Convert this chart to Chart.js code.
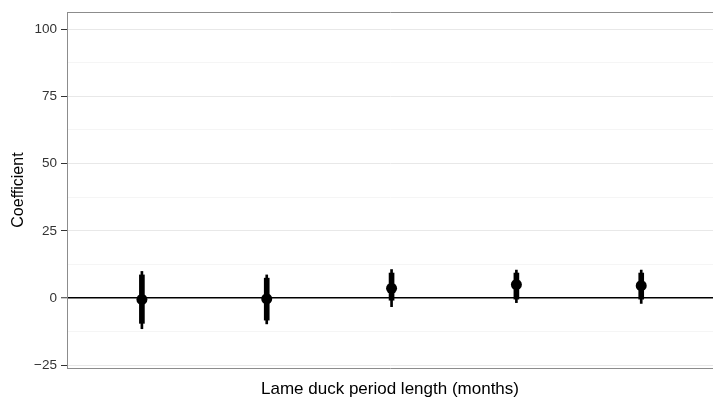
<!DOCTYPE html>
<html>
<head>
<meta charset="utf-8">
<script src="https://cdn.jsdelivr.net/npm/chart.js@4/dist/chart.umd.min.js"></script>
<style>
  html, body { margin: 0; padding: 0; background: #fff; }
  #container { width: 713px; height: 401px; }
</style>
</head>
<body>
<div id="container">
  <canvas id="coefChart"></canvas>
</div>
<script>
// one estimate per lame duck period length category
var periods = [1, 2, 3, 4, 5];
var estimates = [-0.5, -0.3, 3.6, 5.0, 4.6];
var innerLow = [-9.4, -8.2, -0.8, -0.4, -0.4];
var innerHigh = [8.6, 7.4, 9.3, 9.3, 9.3];
var outerLow = [-11.4, -9.6, -3.2, -1.7, -2.0];
var outerHigh = [9.9, 8.6, 10.6, 10.4, 10.4];

// y axis: labelled ticks and the lighter minor grid in between
var yTicks = [-25, 0, 25, 50, 75, 100];
var yMinor = [-12.5, 12.5, 37.5, 62.5, 87.5];

Chart.defaults.font.family = "'Liberation Sans', Arial, sans-serif";

function isMajor(v) {
  return yTicks.indexOf(v) !== -1;
}

var ctx = document.getElementById("coefChart").getContext("2d");
var chart = new Chart(ctx, {
  type: 'bar',
  data: {
    datasets: [
      {
        type: 'scatter',
        data: periods.map(function (p, i) { return { x: p, y: estimates[i] }; }),
        pointRadius: 5.5,
        pointBackgroundColor: '#000',
        pointBorderWidth: 0,
        order: 0
      },
      {
        // thick inner interval
        data: periods.map(function (p, i) { return { x: p, y: [innerLow[i], innerHigh[i]] }; }),
        backgroundColor: '#000',
        barThickness: 5,
        grouped: false,
        borderWidth: 0,
        order: 1
      },
      {
        // thin outer interval
        data: periods.map(function (p, i) { return { x: p, y: [outerLow[i], outerHigh[i]] }; }),
        backgroundColor: '#000',
        barThickness: 2,
        grouped: false,
        borderWidth: 0,
        order: 2
      }
    ]
  },
  options: {
    responsive: true,
    maintainAspectRatio: false,
    animation: false,
    layout: { padding: 0, autoPadding: false },
    plugins: {
      legend: { display: false },
      tooltip: { enabled: false }
    },
    scales: {
      x: {
        type: 'linear',
        position: 'bottom',
        min: 0.4,
        max: 5.575,
        offset: false,
        ticks: { display: false },
        grid: { display: true, drawOnChartArea: false, drawTicks: false },
        border: { display: true, color: '#8c8c8c', width: 1 },
        title: {
          display: true,
          text: 'Lame duck period length (months)',
          color: '#000',
          font: { size: 17 },
          padding: { top: 0, bottom: 1 }
        },
        afterFit: function (scale) { scale.height = 33; }
      },
      xTop: {
        type: 'linear',
        position: 'top',
        min: 0,
        max: 1,
        ticks: { display: false },
        grid: { display: true, drawOnChartArea: false, drawTicks: false },
        border: { display: true, color: '#8c8c8c', width: 1 },
        afterFit: function (scale) { scale.height = 11; }
      },
      y: {
        type: 'linear',
        min: -26,
        max: 106.3,
        afterBuildTicks: function (scale) {
          var vals = yTicks.concat(yMinor).sort(function (a, b) { return a - b; });
          scale.ticks = vals.map(function (v) { return { value: v }; });
        },
        ticks: {
          color: '#333',
          font: { size: 13.5 },
          padding: 4,
          callback: function (v) {
            if (!isMajor(v)) return '';
            return v < 0 ? '\u2212' + Math.abs(v) : String(v);
          }
        },
        grid: {
          color: function (c) {
            if (c.tick.value === 0) return '#000';
            return isMajor(c.tick.value) ? '#e8e8e8' : '#f5f5f5';
          },
          lineWidth: function (c) { return c.tick.value === 0 ? 1.5 : 1; },
          tickColor: function (c) { return isMajor(c.tick.value) ? '#333' : 'rgba(0,0,0,0)'; },
          tickWidth: 1,
          tickLength: 6
        },
        border: { display: true, color: '#8c8c8c', width: 1 },
        title: {
          display: true,
          text: 'Coefficient',
          color: '#000',
          font: { size: 16 },
          padding: { top: 9, bottom: 0 }
        },
        afterFit: function (scale) { scale.width = 67; }
      }
    }
  }
});
</script>
</body>
</html>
* * * *
[DESCRIPTION OF THE TASK]
Print out the whole of the material word for word, without pictures.

[ANSWER]
Convert this chart to Chart.js code.
<!DOCTYPE html>
<html>
<head>
<meta charset="utf-8">
<script src="https://cdn.jsdelivr.net/npm/chart.js@4/dist/chart.umd.min.js"></script>
<style>
  html, body { margin: 0; padding: 0; background: #fff; }
  #container { width: 713px; height: 401px; }
</style>
</head>
<body>
<div id="container">
  <canvas id="coefChart"></canvas>
</div>
<script>
// one estimate per lame duck period length category
var periods = [1, 2, 3, 4, 5];
var estimates = [-0.5, -0.3, 3.6, 5.0, 4.6];
var innerLow = [-9.4, -8.2, -0.8, -0.4, -0.4];
var innerHigh = [8.6, 7.4, 9.3, 9.3, 9.3];
var outerLow = [-11.4, -9.6, -3.2, -1.7, -2.0];
var outerHigh = [9.9, 8.6, 10.6, 10.4, 10.4];

// y axis: labelled ticks and the lighter minor grid in between
var yTicks = [-25, 0, 25, 50, 75, 100];
var yMinor = [-12.5, 12.5, 37.5, 62.5, 87.5];

Chart.defaults.font.family = "'Liberation Sans', Arial, sans-serif";

function isMajor(v) {
  return yTicks.indexOf(v) !== -1;
}

var ctx = document.getElementById("coefChart").getContext("2d");
var chart = new Chart(ctx, {
  type: 'bar',
  data: {
    datasets: [
      {
        type: 'scatter',
        data: periods.map(function (p, i) { return { x: p, y: estimates[i] }; }),
        pointRadius: 5.5,
        pointBackgroundColor: '#000',
        pointBorderWidth: 0,
        order: 0
      },
      {
        // thick inner interval
        data: periods.map(function (p, i) { return { x: p, y: [innerLow[i], innerHigh[i]] }; }),
        backgroundColor: '#000',
        barThickness: 5,
        grouped: false,
        borderWidth: 0,
        order: 1
      },
      {
        // thin outer interval
        data: periods.map(function (p, i) { return { x: p, y: [outerLow[i], outerHigh[i]] }; }),
        backgroundColor: '#000',
        barThickness: 2,
        grouped: false,
        borderWidth: 0,
        order: 2
      }
    ]
  },
  options: {
    responsive: true,
    maintainAspectRatio: false,
    animation: false,
    layout: { padding: 0, autoPadding: false },
    plugins: {
      legend: { display: false },
      tooltip: { enabled: false }
    },
    scales: {
      x: {
        type: 'linear',
        position: 'bottom',
        min: 0.4,
        max: 5.575,
        offset: false,
        ticks: { display: false },
        grid: { display: true, drawOnChartArea: false, drawTicks: false },
        border: { display: true, color: '#8c8c8c', width: 1 },
        title: {
          display: true,
          text: 'Lame duck period length (months)',
          color: '#000',
          font: { size: 17 },
          padding: { top: 0, bottom: 1 }
        },
        afterFit: function (scale) { scale.height = 33; }
      },
      xTop: {
        type: 'linear',
        position: 'top',
        min: 0,
        max: 1,
        ticks: { display: false },
        grid: { display: true, drawOnChartArea: false, drawTicks: false },
        border: { display: true, color: '#8c8c8c', width: 1 },
        afterFit: function (scale) { scale.height = 11; }
      },
      y: {
        type: 'linear',
        min: -26,
        max: 106.3,
        afterBuildTicks: function (scale) {
          var vals = yTicks.concat(yMinor).sort(function (a, b) { return a - b; });
          scale.ticks = vals.map(function (v) { return { value: v }; });
        },
        ticks: {
          color: '#333',
          font: { size: 13.5 },
          padding: 4,
          callback: function (v) {
            if (!isMajor(v)) return '';
            return v < 0 ? '\u2212' + Math.abs(v) : String(v);
          }
        },
        grid: {
          color: function (c) {
            if (c.tick.value === 0) return '#000';
            return isMajor(c.tick.value) ? '#e8e8e8' : '#f5f5f5';
          },
          lineWidth: function (c) { return c.tick.value === 0 ? 1.5 : 1; },
          tickColor: function (c) { return isMajor(c.tick.value) ? '#333' : 'rgba(0,0,0,0)'; },
          tickWidth: 1,
          tickLength: 6
        },
        border: { display: true, color: '#8c8c8c', width: 1 },
        title: {
          display: true,
          text: 'Coefficient',
          color: '#000',
          font: { size: 16 },
          padding: { top: 9, bottom: 0 }
        },
        afterFit: function (scale) { scale.width = 67; }
      }
    }
  }
});
</script>
</body>
</html>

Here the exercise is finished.